Consultant: Lucilla Fuller Marvel
Completion Date: 2008
TOS[er]: Rolando J. Cintrón
Posted: May 2013
Titles: American Institute of Certified Planners
License Professional Planning
40 years Studying spontaneous settlements in Puerto Rico
1995 Founder of Puerto Rico Chapter for Habitat for Humanity
1972 Master of Planning: UPR Graduate School of Planning
1957 Bachelor of Architectural Science: Graduate School of Design,
Recognitions & Publications:
- Book: Listen to what they say – Planning and Community development in Puerto Rico.
- Revista Entorno (2012) – Different visions of informal housing.
Q & A with Lucilla:
What is Participatory Housing?
Participation means being involved in the effort; a group of people plan and build a place and context that meet their needs. This leads people to feel identified with the place they inhabit. In Participatory Housing people make decisions regarding the configuration of the spaces they inhabit and how these spaces are constructed as part of their individual and collective environment.
What is your vision regarding Participatory Housing and what influenced you?
I was influenced by 2 government programs. The first program – Division of Community Education (started in 1946-1947) – worked with communities providing them tools to solve their problems within the community, using different medi such as movies, posters and books. The concept of this program was focused on self-empowerment and decision making; to solve your problems yourself. The second program – Mutual aid and Self-help, – was a Participatory Housing program in which people built their own homes with technical support. They built in brigades of 25 people. These programs were created through the leadership of Governor Rexford Tugwell and Governor Muñoz Marín. Tugwell, was a progressive planner who believed in participatory democracy. He brought new ideas under President Roosevelt and new programs were created as part of the “New Deal” that put the economy to work. The Falansterio is an example of was being built at this time.
What relates Habitat for Humanity with Participatory Housing?

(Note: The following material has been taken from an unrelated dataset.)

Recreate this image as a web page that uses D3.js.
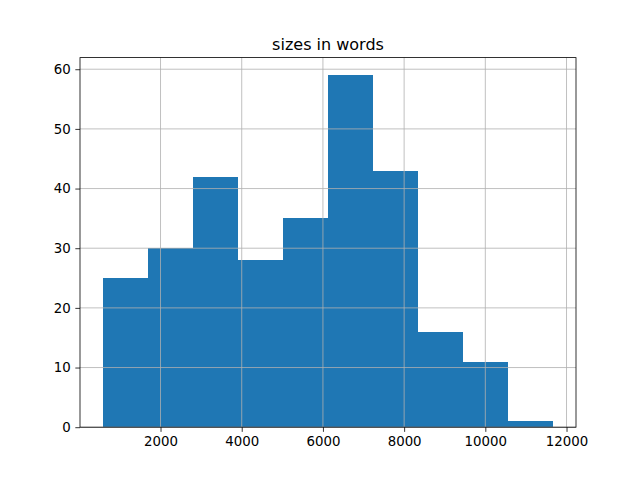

I was the founder of Habitat for Humanity Chapter of Puerto Rico in 1995. It is a nonprofit organization that involves the homeowner and the volunteers. 16 homes have been established in Puerto Rico and more than 200,000 worldwide. Habitat aims to provide housing for poor people. Families are committed to provide 400 work hours in the construction of homes. These are developed with the support of companies and individuals offering donations and services in order to subsidize part of the cost of the structure. The goal is that the owners pay a low mortgage without interest.
What are your current projects?
Currently, I am involved with projects like the – Cantera Peninsula – where residents have an active voice in the decisions made regarding the construction of common and private spaces within the community. There is also the – Proyecto ENLACE Caño Martín Peña – with a community education process based on participatory and democratic comprehensive exercises. The plan proposes that those who build their houses develop the potential to create micro-enterprises that culminate in the construction of other homes in the District. Other existing projects in which I participated as a consultant are La Perla and Mameyes.
The participatory process, in which architects and citizens collaborate on the design and construction of houses, has caused in Puerto Rico and many parts of the world an evolution in the legacy of community involvement in construction. The good thing about programs like Habitat for Humanity (Proyecto ENLACE Caño Martín Peña, etc.) is shows how the architect can learn the needs and knowledge of the residents of any given community in order to make better designs. In turn, the community can learn technical knowledge from the architect. In many cases, the inhabitants of a place know the particularities of their community in terms of traditional building materials and construction techniques, while, architects know about the spatial qualities of space. Lucilla – a committed democratic planner – is responsible for organizing participatory processes in multiple communities. She has to her name a legacy of proactive communities dedicated to self-empowerment that continue to develop new housing and improve their collective quality of life.